After sitting in Cooper Landing, the truck spent an additional 21 years sitting in a city shop yard in Kenai. A year ago, Williams re-discovered it.
“Last fall in 2015 I was out there wandering around, and lo and behold, I spot this truck,” Williams said. “It was still laying out there in the yard. So I said to a couple of people, ‘what’s going on with this thing?’ They didn’t know. It had been there as long as some of them had.”
Restoration
Taking up the project again, Williams spoke to the city council about the fire engine in late 2015. He estimated restoration would cost around $30,000 total and requested a $10,000 contribution from the city council to match the funding he planned to raise himself.
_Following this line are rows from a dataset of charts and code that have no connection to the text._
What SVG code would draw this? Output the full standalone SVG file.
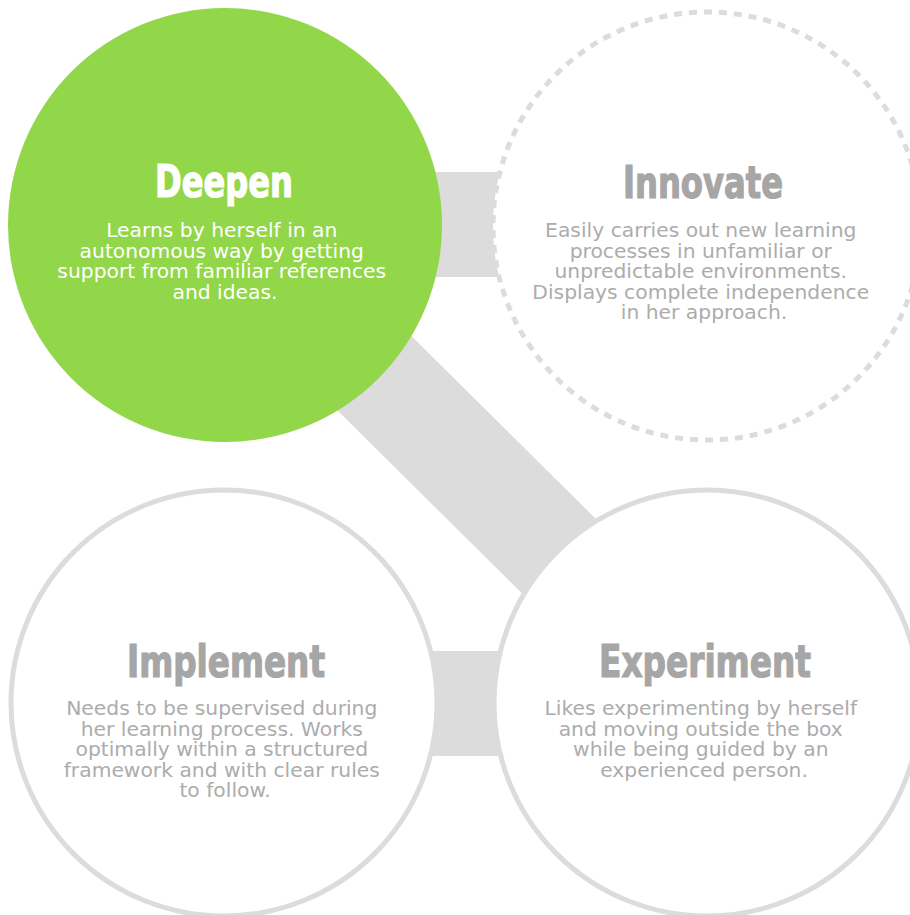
<svg xmlns="http://www.w3.org/2000/svg" width="910" height="915" viewBox="0 0 910 915">
  <style>
    .band { fill: #dcdcdc; }
    .ring { fill: #ffffff; stroke: #dcdcdc; stroke-width: 5; }
    .dashed { fill: #ffffff; stroke: #dcdcdc; stroke-width: 5; stroke-dasharray: 8 7; }
    .active { fill: #92d64a; }
    .title { font-family: "DejaVu Sans Condensed", "Liberation Sans", sans-serif; font-stretch: condensed; font-weight: bold; font-size: 45px; text-anchor: middle; fill: #a6a6a6; stroke: #a6a6a6; stroke-width: 1.2; }
    .body { font-family: "DejaVu Sans", "Liberation Sans", sans-serif; font-size: 20.3px; text-anchor: middle; fill: #acacac; }
    .light { fill: #ffffff; stroke: #ffffff; }
    .lightbody { fill: #ffffff; }
  </style>

  <!-- connectors between the stages -->
  <g id="connectors">
    <rect class="band" x="420" y="172" width="100" height="105"/>
    <rect class="band" x="420" y="651" width="100" height="105"/>
    <polygon class="band" points="262.1,187.9 744.1,665.9 669.9,740.1 187.9,262.1"/>
  </g>

  <g id="deepen">
    <circle class="active" cx="225" cy="225" r="217"/>
    <text class="title light" x="224" y="197" textLength="138" lengthAdjust="spacingAndGlyphs">Deepen</text>
    <text class="body lightbody" x="225">
      <tspan x="225" y="237">Learns by herself in an</tspan>
      <tspan x="225" y="257.5">autonomous way by getting</tspan>
      <tspan x="225" y="278">support from familiar references</tspan>
      <tspan x="225" y="298.5">and ideas.</tspan>
    </text>
  </g>

  <g id="innovate">
    <circle class="dashed" cx="707" cy="226" r="214"/>
    <text class="title" x="703" y="198" textLength="160" lengthAdjust="spacingAndGlyphs">Innovate</text>
    <text class="body" x="704">
      <tspan x="704" y="237">Easily carries out new learning</tspan>
      <tspan x="704" y="257.5">processes in unfamiliar or</tspan>
      <tspan x="704" y="278">unpredictable environments.</tspan>
      <tspan x="704" y="298.5">Displays complete independence</tspan>
      <tspan x="704" y="319">in her approach.</tspan>
    </text>
  </g>

  <g id="implement">
    <circle class="ring" cx="224" cy="703" r="213"/>
    <text class="title" x="226" y="677" textLength="198" lengthAdjust="spacingAndGlyphs">Implement</text>
    <text class="body" x="225">
      <tspan x="225" y="715">Needs to be supervised during</tspan>
      <tspan x="225" y="735.5">her learning process. Works</tspan>
      <tspan x="225" y="756">optimally within a structured</tspan>
      <tspan x="225" y="776.5">framework and with clear rules</tspan>
      <tspan x="225" y="797">to follow.</tspan>
    </text>
  </g>

  <g id="experiment">
    <circle class="ring" cx="707" cy="703" r="213"/>
    <text class="title" x="705" y="677" textLength="212" lengthAdjust="spacingAndGlyphs">Experiment</text>
    <text class="body" x="704">
      <tspan x="704" y="715">Likes experimenting by herself</tspan>
      <tspan x="704" y="735.5">and moving outside the box</tspan>
      <tspan x="704" y="756">while being guided by an</tspan>
      <tspan x="704" y="776.5">experienced person.</tspan>
    </text>
  </g>
</svg>
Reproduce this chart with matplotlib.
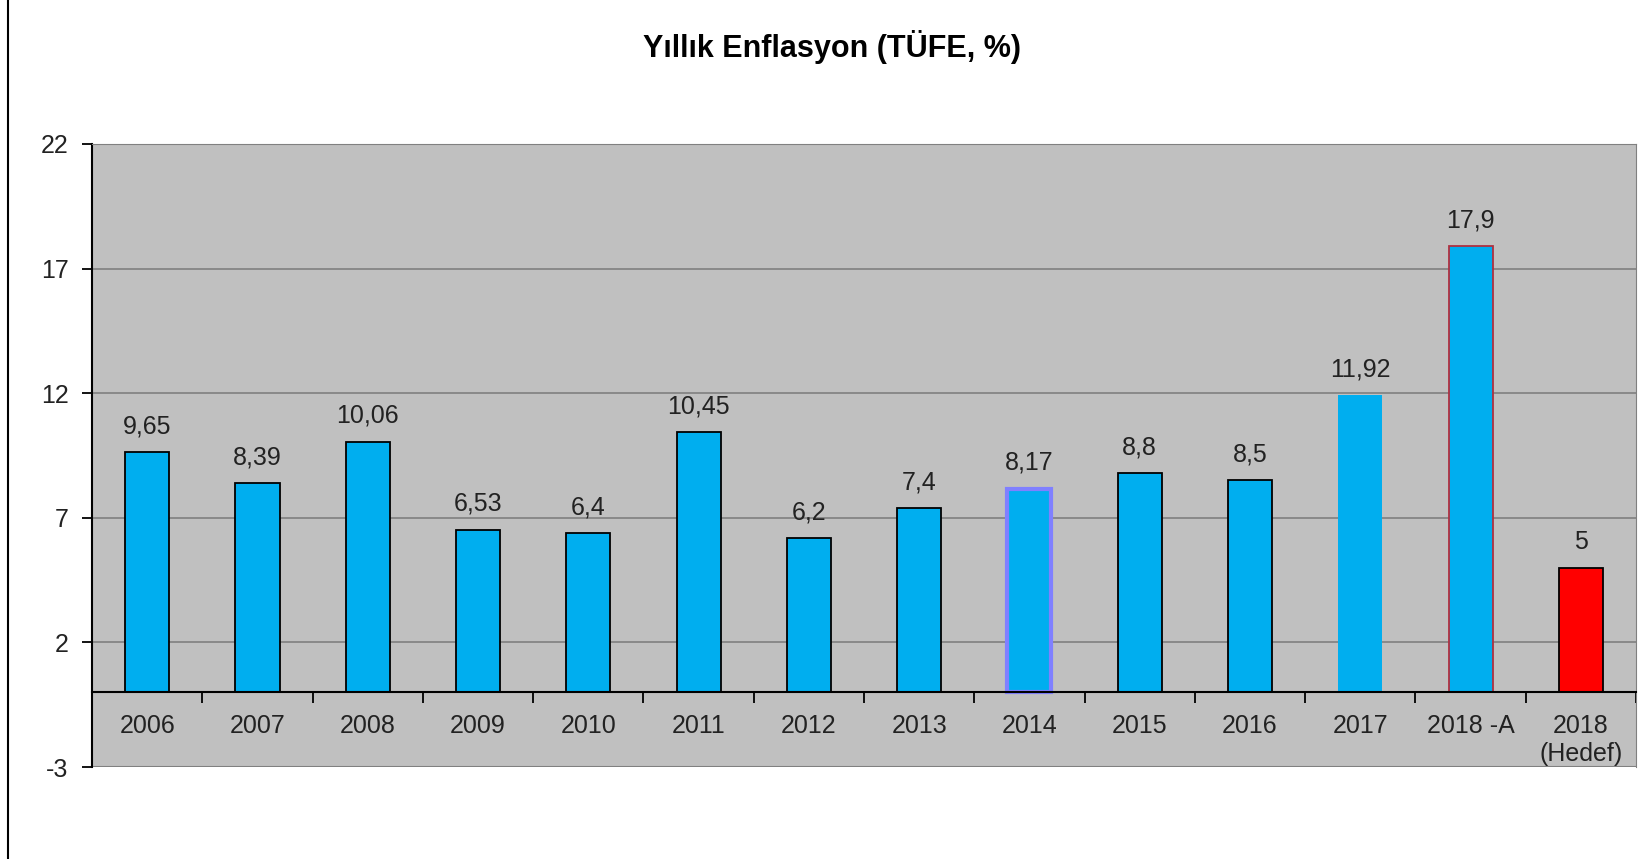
import matplotlib
matplotlib.use("Agg")
import matplotlib.pyplot as plt
from matplotlib.lines import Line2D

categories = ["2006", "2007", "2008", "2009", "2010", "2011", "2012", "2013",
              "2014", "2015", "2016", "2017", "2018 -A", "2018\n(Hedef)"]
values = [9.65, 8.39, 10.06, 6.53, 6.4, 10.45, 6.2, 7.4, 8.17, 8.8, 8.5, 11.92, 17.9, 5]
labels = ["9,65", "8,39", "10,06", "6,53", "6,4", "10,45", "6,2", "7,4", "8,17",
          "8,8", "8,5", "11,92", "17,9", "5"]
y_ticks = [-3, 2, 7, 12, 17, 22]
title = "Yıllık Enflasyon (TÜFE, %)"

plt.rcParams['font.family'] = ['Liberation Sans', 'DejaVu Sans']

fig = plt.figure(figsize=(16.5, 8.59), dpi=100)
ax = fig.add_axes([0.0558, 0.1071, 0.9357, 0.7253])
ax.set_facecolor('#C0C0C0')

blue = '#00AEEF'
faces = [blue] * 13 + ['#FF0000']
edges = ['black'] * 14
lws = [1.3] * 14
edges[8] = '#8080FF'; lws[8] = 3.0
edges[11] = blue; lws[11] = 0.0
edges[12] = '#B03040'; lws[12] = 1.3

x = list(range(len(categories)))
bars = ax.bar(x, values, width=0.40, color=faces, edgecolor=edges, linewidth=lws, zorder=3)

for xi, v, lab in zip(x, values, labels):
    ax.annotate(lab, (xi, v), xytext=(0, 18.5), textcoords='offset points',
                ha='center', va='center', fontsize=18, color='#222222')

ax.set_ylim(-3, 22)
ax.set_xlim(-0.5, len(categories) - 0.5)
ax.set_yticks(y_ticks)
ax.set_yticklabels([str(t) for t in y_ticks])
ax.yaxis.grid(True, color='#808080', linewidth=1.2, zorder=0)
ax.set_axisbelow(True)

ax.set_xticks(x)
ax.set_xticks([i + 0.5 for i in range(len(categories))], minor=True)
ax.set_xticklabels(categories, linespacing=1.0)
ax.tick_params(axis='x', which='major', length=0, pad=16, labelsize=18, labelcolor='#222222')
ax.tick_params(axis='x', which='minor', length=8, width=1.3, direction='out', color='black')
ax.tick_params(axis='y', length=7, width=1.3, pad=10, color='black', labelsize=18, labelcolor='#222222')

ax.spines['bottom'].set_position(('data', 0))
ax.spines['bottom'].set_linewidth(1.5)
ax.spines['bottom'].set_zorder(4)
ax.spines['left'].set_linewidth(1.5)
ax.spines['top'].set_color('#808080')
ax.spines['right'].set_color('#808080')
ax.axhline(-3, color='#808080', linewidth=1.5, zorder=1)

fig.text(0.504, 0.945, title, ha='center', va='center', fontsize=22, fontweight='bold', color='black')

fig.add_artist(Line2D([8 / 1650, 8 / 1650], [0, 1], transform=fig.transFigure, color='black', linewidth=1.5))

fig.savefig('out.png', dpi=100, facecolor='white')
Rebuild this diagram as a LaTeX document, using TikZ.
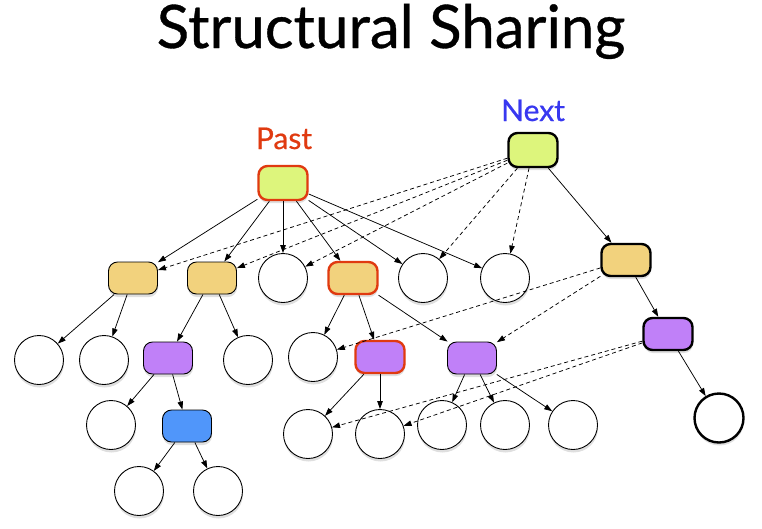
\documentclass[tikz,border=0pt]{standalone}
\usepackage{fontspec}
\setmainfont{Lato}
\newfontfamily\heavyfont[FakeBold=0.6]{Lato}
\usetikzlibrary{arrows.meta,shadows}
\definecolor{lime}{HTML}{DDF57C}
\definecolor{orng}{HTML}{F2D27D}
\definecolor{purp}{HTML}{C080F8}
\definecolor{blu}{HTML}{5096FA}
\definecolor{redb}{HTML}{E03A10}
\definecolor{nextblue}{HTML}{3838F0}
\tikzset{
  shd/.style={drop shadow={opacity=0.25,shadow xshift=0.5pt,shadow yshift=-3pt}},
  boxnode/.style={shd,draw=black,line width=0.9pt,rectangle,rounded corners=9pt,minimum width=49pt,minimum height=32pt,inner sep=0pt},
  circnode/.style={shd,draw=black,line width=0.9pt,circle,fill=white,minimum size=49pt,inner sep=0pt},
  redrim/.style={draw=redb,line width=2.4pt},
  newrim/.style={draw=black,line width=2.4pt},
  edge/.style={draw=black,line width=0.75pt,-{Triangle[length=8pt,width=5.5pt]}},
  share/.style={edge,dash pattern=on 4pt off 3pt},
}
\begin{document}
\begin{tikzpicture}[x=1pt,y=-1pt]
\useasboundingbox (0,0) rectangle (762,528);
\node[anchor=base,font=\heavyfont\fontsize{60}{60}\selectfont] (title) at (391,48) {Structural Sharing};
\node[anchor=base,text=redb,font=\heavyfont\fontsize{30}{30}\selectfont] (pastlbl) at (284,149) {Past};
\node[anchor=base,text=nextblue,font=\heavyfont\fontsize{30}{30}\selectfont] (nextlbl) at (533,121) {Next};
% roots
\node[boxnode,fill=lime,redrim,minimum height=34pt] (past) at (283,183) {};
\node[boxnode,fill=lime,newrim,minimum height=34pt] (next) at (533,150) {};
% level 1
\node[boxnode,fill=orng] (a) at (133,278) {};
\node[boxnode,fill=orng] (b) at (212,278) {};
\node[circnode] (c) at (283,278) {};
\node[boxnode,fill=orng,redrim] (d) at (353,278) {};
\node[circnode] (e) at (423,278) {};
\node[circnode] (f) at (505,278) {};
\node[boxnode,fill=orng,newrim] (g) at (626,260) {};
% level 2
\node[circnode] (c1) at (39,360) {};
\node[circnode] (c2) at (104,360) {};
\node[boxnode,fill=purp] (h) at (168,358) {};
\node[circnode] (c3) at (248,360) {};
\node[circnode] (c4) at (313,357) {};
\node[boxnode,fill=purp,redrim] (i) at (380,357) {};
\node[boxnode,fill=purp] (j) at (472,358) {};
\node[boxnode,fill=purp,newrim] (k) at (668,334) {};
% level 3
\node[circnode] (c5) at (111,425) {};
\node[boxnode,fill=blu] (l) at (187,426) {};
\node[circnode] (c6) at (308,434) {};
\node[circnode] (c7) at (380,434) {};
\node[circnode] (c8) at (442,425) {};
\node[circnode] (c9) at (505,425) {};
\node[circnode] (c10) at (573,425) {};
\node[circnode,line width=2.4pt] (c11) at (719,418) {};
% level 4
\node[circnode] (c12) at (139,491) {};
\node[circnode] (c13) at (218,491) {};
% solid edges
\foreach \t in {a,b,c,d,e,f} \draw[edge] (past) -- (\t);
\draw[edge] (a) -- (c1);
\draw[edge] (a) -- (c2);
\draw[edge] (b) -- (h);
\draw[edge] (b) -- (c3);
\draw[edge] (h) -- (c5);
\draw[edge] (h) -- (l);
\draw[edge] (l) -- (c12);
\draw[edge] (l) -- (c13);
\draw[edge] (d) -- (c4);
\draw[edge] (d) -- (i);
\draw[edge] (d) -- (j);
\draw[edge] (i) -- (c6);
\draw[edge] (i) -- (c7);
\draw[edge] (j) -- (c8);
\draw[edge] (j) -- (c9);
\draw[edge] (j) -- (c10);
\draw[edge] (next) -- (g);
\draw[edge] (g) -- (k);
\draw[edge] (k) -- (c11);
% shared (dashed) edges
\foreach \t in {a,b,c,e,f} \draw[share] (next) -- (\t);
\draw[share] (g) -- (c4);
\draw[share] (g) -- (j);
\draw[share] (k) -- (c6);
\draw[share] (k) -- (c7);
\end{tikzpicture}
\end{document}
Other contributions, he said, could come via a grant he intended to seek from the Anchorage-based philanthropy group the Rasmuson Foundation.
The Kenai government met Williams’ request, though it took two tries.
The city’s fiscal year 2017 budget dedicated the requested $10,000 to the fire engine restoration. This funding was removed with a successful amendment by council member Terry Bookey during the June 1, 2016 meeting. Bookey said that although he supported the fire engine project, government funding wasn’t appropriate for it.
The donation was made at the following June 15 meeting via a resolution introduced by Knackstedt and council member Brian Gabriel. The resolution text noted that Williams had fundraised over $14,200 from individuals and businesses and had applied for a Rasmuson grant as he’d intended. The $10,000 that Knackstedt and Gabriel proposed to give was taken from an unspent remnant of the previous year’s budget (FY 2016) and would return to the general fund if not allocated. Bookey was the only council member to vote against the allocation.
At their meeting this week, the Kenai council will vote on whether to allocate another $3,500 share of funding — not city money this time, but from the Rasmuson Foundation — to the fire truck restoration.
As for the private share of the funds, Williams has received donations from individual donors such as Jim Bookey and relator Fred Braun, service clubs such as the Elks, the Eagles and the Pioneers of Alaska, organizations including the Kenai Historical Society and businesses including the IGA Country Foods supermarket and Schilling Rentals.
In addition to the money, donated labor is also going into the restoration. The body of the truck itself presently sits in the shop yard of Freddie Pollard, a co-owner with his son of Pollard Wireline, an oilfield support service company. Pollard restores old vehicles as a hobby and said Williams approached him about the fire truck after seeing a similar 1946 truck in Pollard’s collection. He and his staff are taking off the body panels and grillwork, sandblasting and priming them, and preparing to repaint them.
‘The fun part’
Pre-World War II vehicles, Pollard said, were built of higher-quality metal with a greater nickle content, which has helped the Kenai truck stay intact as long as it has.
“If this were a modern vehicle, and it’d been through what it’s been through, you could poke holes in it with your finger right now,” he said.
Pollard pointed out other features of the truck’s mid-20th century engineering: lacking a reliable electric system, the windshield wipers were driven by the vacuum of the engine’s pistons. When idling or going up a hill, the wipers would have slowed. The cabin heat vent opens directly into the engine compartment, and the gas tank is under the seat.
“Today’s cars are so compact, so crammed full of plastic,” Pollard said. “You raise the hood and you can’t even see the motor. Old cars, it’s a lot more plain … They were still learning how to make cars back then.”
While Pollard and another sandblaster, John Peterlink, work on the body and panels, the truck’s tires, engine and 300-gallon pump are both off in separate shops — Alyeska Tires is ordering new tires, the pump is being restored by Mike Schilling at the GLM Turbine machine shop and the engine is being fixed by John Mellish of Kenai’s RPM’s Auto Shop.
Mellish said RPM’s has worked before on engines from ‘40s, ‘50s and ‘60s, but said the fire truck engine “is probably going to be pretty close to the oldest one we’ve worked on.”
“It’s interesting to see how they put things together, a little bit different ideas about the assembly and design of the engine,” Mellish said. “You got to remember what they had to work with back then, too, with precision, as against modern engines. There’s no comparison in bearing clearances and cylinder wall clearances.”
Such differences, Mellish said, are one of the enjoyable things about old machines.
“That’s the fun part of it,” he said. “You see it, and go ‘why did they do that?’ But then you figure, at the time, that was state of the art. It’s flying around in an old Spad fighter aircraft and then going and looking at an F-16.”